• [The problem]
Look through the data below and output, unchanged, every line from the one holding "Rebuild this chart" through the one holding "import seaborn as sns", inclusive. Skip the pictures.

• [Items]
☆ ☆ ☆

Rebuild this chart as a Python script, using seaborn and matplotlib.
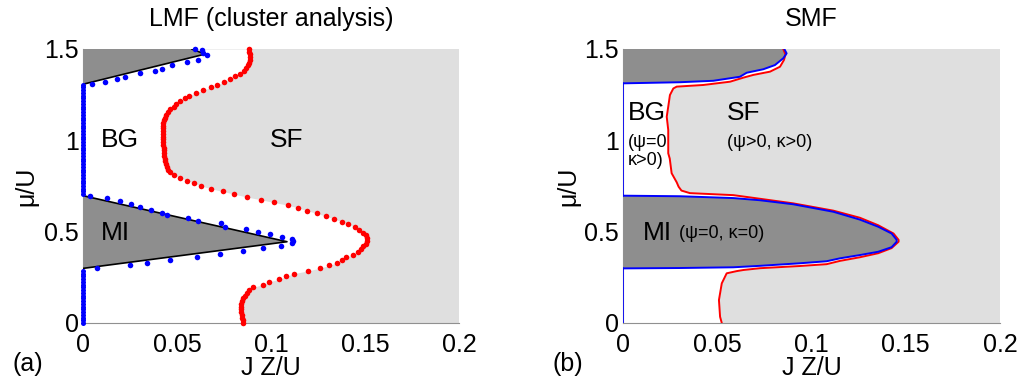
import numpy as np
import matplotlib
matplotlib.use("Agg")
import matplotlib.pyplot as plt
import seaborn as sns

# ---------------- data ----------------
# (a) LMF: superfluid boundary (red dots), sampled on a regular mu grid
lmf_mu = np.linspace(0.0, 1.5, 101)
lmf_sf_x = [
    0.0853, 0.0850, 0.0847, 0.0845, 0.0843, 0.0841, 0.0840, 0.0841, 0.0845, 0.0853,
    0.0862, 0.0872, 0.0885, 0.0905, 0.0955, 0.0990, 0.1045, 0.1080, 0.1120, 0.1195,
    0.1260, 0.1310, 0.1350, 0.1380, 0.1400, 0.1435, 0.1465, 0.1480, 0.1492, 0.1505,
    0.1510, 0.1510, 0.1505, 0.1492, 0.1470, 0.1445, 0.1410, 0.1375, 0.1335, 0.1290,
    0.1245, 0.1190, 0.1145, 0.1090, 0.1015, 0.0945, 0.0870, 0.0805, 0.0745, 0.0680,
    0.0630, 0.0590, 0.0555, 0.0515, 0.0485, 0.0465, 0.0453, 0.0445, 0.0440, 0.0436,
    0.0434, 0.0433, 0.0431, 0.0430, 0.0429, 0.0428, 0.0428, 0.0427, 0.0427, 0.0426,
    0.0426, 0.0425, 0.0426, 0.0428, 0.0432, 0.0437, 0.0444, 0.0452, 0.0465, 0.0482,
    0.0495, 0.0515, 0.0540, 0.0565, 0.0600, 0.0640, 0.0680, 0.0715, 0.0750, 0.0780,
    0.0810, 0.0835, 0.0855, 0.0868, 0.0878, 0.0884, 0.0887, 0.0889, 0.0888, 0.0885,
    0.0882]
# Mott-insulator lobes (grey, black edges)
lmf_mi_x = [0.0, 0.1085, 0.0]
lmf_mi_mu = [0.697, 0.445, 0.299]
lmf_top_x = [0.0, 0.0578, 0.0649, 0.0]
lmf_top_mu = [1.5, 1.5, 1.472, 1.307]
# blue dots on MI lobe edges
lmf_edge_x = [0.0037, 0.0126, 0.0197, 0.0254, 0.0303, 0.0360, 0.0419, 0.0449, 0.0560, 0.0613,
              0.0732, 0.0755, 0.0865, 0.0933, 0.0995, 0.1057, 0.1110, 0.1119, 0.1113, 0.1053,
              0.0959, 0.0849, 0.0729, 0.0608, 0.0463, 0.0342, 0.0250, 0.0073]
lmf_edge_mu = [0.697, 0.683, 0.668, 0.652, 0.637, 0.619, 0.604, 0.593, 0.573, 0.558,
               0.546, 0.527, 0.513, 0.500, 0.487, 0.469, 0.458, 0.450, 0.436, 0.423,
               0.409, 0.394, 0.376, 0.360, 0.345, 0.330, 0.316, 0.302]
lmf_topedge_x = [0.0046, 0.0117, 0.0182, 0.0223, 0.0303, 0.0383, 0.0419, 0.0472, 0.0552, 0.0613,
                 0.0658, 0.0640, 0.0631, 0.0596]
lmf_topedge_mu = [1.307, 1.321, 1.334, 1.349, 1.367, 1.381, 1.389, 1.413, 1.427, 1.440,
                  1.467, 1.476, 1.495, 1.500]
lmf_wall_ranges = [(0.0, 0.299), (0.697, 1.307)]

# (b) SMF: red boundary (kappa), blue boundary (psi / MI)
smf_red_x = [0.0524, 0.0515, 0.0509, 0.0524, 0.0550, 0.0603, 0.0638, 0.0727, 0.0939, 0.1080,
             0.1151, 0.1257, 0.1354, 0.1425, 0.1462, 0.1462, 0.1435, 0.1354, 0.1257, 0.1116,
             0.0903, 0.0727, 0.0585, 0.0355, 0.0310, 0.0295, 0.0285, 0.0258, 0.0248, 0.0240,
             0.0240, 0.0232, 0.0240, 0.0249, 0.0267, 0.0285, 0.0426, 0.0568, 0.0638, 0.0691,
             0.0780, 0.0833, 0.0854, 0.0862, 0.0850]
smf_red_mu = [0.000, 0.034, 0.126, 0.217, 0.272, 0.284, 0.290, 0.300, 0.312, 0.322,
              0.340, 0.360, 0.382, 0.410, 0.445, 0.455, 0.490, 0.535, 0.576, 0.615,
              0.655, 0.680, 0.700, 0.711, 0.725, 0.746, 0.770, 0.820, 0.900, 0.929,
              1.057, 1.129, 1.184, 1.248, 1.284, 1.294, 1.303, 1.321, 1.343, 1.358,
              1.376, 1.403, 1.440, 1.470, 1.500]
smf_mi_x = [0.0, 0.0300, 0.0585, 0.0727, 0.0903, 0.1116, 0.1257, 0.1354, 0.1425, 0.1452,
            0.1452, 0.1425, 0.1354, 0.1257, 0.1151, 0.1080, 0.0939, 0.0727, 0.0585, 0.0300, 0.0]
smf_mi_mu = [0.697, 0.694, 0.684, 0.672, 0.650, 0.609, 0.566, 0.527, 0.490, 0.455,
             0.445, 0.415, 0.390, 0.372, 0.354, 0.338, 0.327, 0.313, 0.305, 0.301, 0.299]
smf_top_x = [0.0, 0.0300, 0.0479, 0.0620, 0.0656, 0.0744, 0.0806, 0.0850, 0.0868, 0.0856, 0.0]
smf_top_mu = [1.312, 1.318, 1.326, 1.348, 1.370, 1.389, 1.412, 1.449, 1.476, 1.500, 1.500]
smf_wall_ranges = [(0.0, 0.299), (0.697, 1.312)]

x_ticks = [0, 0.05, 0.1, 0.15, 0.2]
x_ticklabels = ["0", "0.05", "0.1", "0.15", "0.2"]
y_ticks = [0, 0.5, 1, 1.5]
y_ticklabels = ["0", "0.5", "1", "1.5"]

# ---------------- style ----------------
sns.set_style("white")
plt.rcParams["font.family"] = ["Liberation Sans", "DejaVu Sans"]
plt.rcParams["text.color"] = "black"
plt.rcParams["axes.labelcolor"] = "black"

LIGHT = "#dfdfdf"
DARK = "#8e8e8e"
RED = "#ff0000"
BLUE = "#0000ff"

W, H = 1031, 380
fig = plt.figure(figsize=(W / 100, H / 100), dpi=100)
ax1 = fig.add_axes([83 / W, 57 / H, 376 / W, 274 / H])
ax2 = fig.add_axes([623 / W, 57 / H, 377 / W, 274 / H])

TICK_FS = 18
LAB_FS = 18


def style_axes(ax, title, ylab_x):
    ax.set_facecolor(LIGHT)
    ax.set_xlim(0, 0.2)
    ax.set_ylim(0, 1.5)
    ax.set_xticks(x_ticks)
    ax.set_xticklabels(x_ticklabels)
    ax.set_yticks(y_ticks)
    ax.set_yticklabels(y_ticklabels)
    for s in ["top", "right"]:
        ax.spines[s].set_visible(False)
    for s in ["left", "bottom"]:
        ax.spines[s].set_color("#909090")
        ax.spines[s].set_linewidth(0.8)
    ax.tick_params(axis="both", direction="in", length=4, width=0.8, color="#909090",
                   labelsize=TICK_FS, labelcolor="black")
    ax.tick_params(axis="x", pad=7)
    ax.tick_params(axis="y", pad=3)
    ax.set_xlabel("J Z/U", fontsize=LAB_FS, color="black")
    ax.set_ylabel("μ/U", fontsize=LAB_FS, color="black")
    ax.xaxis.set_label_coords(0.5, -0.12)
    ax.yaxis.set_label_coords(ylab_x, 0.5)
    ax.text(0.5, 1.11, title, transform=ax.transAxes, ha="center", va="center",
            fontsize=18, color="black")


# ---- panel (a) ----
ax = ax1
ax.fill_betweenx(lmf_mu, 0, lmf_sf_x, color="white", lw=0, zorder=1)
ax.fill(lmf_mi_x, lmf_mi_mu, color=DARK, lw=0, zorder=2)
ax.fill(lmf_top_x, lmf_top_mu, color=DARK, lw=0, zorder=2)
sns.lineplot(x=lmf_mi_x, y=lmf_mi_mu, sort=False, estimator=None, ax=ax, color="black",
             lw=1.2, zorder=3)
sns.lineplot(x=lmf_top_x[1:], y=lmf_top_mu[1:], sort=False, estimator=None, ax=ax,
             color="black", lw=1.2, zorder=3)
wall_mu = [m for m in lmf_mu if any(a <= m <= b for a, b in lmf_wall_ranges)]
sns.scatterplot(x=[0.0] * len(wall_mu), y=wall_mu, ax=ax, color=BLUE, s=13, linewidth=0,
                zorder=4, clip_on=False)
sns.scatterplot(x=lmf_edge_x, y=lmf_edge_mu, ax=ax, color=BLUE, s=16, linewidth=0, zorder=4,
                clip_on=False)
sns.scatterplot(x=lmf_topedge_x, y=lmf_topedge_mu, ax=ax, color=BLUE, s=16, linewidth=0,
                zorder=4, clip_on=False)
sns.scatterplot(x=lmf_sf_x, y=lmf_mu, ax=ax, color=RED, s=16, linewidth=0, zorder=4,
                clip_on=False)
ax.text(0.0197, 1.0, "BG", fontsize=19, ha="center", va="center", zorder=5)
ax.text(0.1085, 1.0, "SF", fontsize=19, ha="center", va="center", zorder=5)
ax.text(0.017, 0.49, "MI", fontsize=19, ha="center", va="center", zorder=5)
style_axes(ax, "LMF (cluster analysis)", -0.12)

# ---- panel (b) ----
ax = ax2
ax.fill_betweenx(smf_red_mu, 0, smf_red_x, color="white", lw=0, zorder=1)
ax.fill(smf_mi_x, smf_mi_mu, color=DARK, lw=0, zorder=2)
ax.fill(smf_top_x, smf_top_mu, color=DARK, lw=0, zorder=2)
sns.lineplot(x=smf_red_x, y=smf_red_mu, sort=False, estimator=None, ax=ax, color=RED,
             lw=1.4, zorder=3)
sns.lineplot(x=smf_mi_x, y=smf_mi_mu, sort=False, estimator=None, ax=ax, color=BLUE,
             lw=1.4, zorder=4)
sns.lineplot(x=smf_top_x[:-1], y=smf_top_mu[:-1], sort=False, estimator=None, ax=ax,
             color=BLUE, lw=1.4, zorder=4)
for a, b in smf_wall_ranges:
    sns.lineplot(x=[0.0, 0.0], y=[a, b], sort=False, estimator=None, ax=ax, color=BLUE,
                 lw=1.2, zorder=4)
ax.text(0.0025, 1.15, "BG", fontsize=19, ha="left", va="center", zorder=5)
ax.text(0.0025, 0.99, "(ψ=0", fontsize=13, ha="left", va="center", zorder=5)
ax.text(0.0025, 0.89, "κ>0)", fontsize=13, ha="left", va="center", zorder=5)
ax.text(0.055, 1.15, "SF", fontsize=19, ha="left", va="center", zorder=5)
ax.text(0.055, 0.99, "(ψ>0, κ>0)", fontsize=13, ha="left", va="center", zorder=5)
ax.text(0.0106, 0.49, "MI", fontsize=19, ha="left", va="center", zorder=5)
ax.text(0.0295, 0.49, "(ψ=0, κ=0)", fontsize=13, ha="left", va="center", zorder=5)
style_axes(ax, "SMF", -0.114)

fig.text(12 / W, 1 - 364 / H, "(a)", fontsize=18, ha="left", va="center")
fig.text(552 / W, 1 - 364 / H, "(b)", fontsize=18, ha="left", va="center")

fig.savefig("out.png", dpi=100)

☆ ☆ ☆

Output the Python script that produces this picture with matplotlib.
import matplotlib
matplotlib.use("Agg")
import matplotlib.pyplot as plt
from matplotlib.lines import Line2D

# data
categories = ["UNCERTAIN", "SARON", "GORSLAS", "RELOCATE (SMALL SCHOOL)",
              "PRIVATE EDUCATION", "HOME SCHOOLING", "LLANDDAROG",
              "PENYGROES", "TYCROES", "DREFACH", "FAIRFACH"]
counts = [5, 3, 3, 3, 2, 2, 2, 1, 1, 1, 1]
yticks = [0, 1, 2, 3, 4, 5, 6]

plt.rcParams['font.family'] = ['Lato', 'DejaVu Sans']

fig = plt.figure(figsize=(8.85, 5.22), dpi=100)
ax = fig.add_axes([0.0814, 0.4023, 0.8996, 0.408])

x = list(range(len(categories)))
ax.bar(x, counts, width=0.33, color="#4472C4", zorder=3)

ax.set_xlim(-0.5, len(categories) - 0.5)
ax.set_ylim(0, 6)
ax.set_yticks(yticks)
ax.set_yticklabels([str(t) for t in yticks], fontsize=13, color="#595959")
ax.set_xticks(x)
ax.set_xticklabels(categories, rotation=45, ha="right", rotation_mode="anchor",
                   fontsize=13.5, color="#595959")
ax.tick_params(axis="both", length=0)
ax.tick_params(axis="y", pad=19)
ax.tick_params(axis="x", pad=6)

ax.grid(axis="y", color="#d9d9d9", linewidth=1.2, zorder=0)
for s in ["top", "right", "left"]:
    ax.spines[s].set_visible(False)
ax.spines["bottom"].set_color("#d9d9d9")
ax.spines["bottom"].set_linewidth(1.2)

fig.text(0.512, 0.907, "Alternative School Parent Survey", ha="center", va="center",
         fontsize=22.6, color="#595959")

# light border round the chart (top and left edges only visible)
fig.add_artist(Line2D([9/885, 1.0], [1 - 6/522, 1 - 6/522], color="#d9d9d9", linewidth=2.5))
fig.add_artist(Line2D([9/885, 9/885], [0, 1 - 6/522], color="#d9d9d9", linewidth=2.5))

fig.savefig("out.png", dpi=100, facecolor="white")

☆ ☆ ☆

• [In response]
Rebuild this chart as a Python script, using seaborn and matplotlib.
import numpy as np
import matplotlib
matplotlib.use("Agg")
import matplotlib.pyplot as plt
import seaborn as sns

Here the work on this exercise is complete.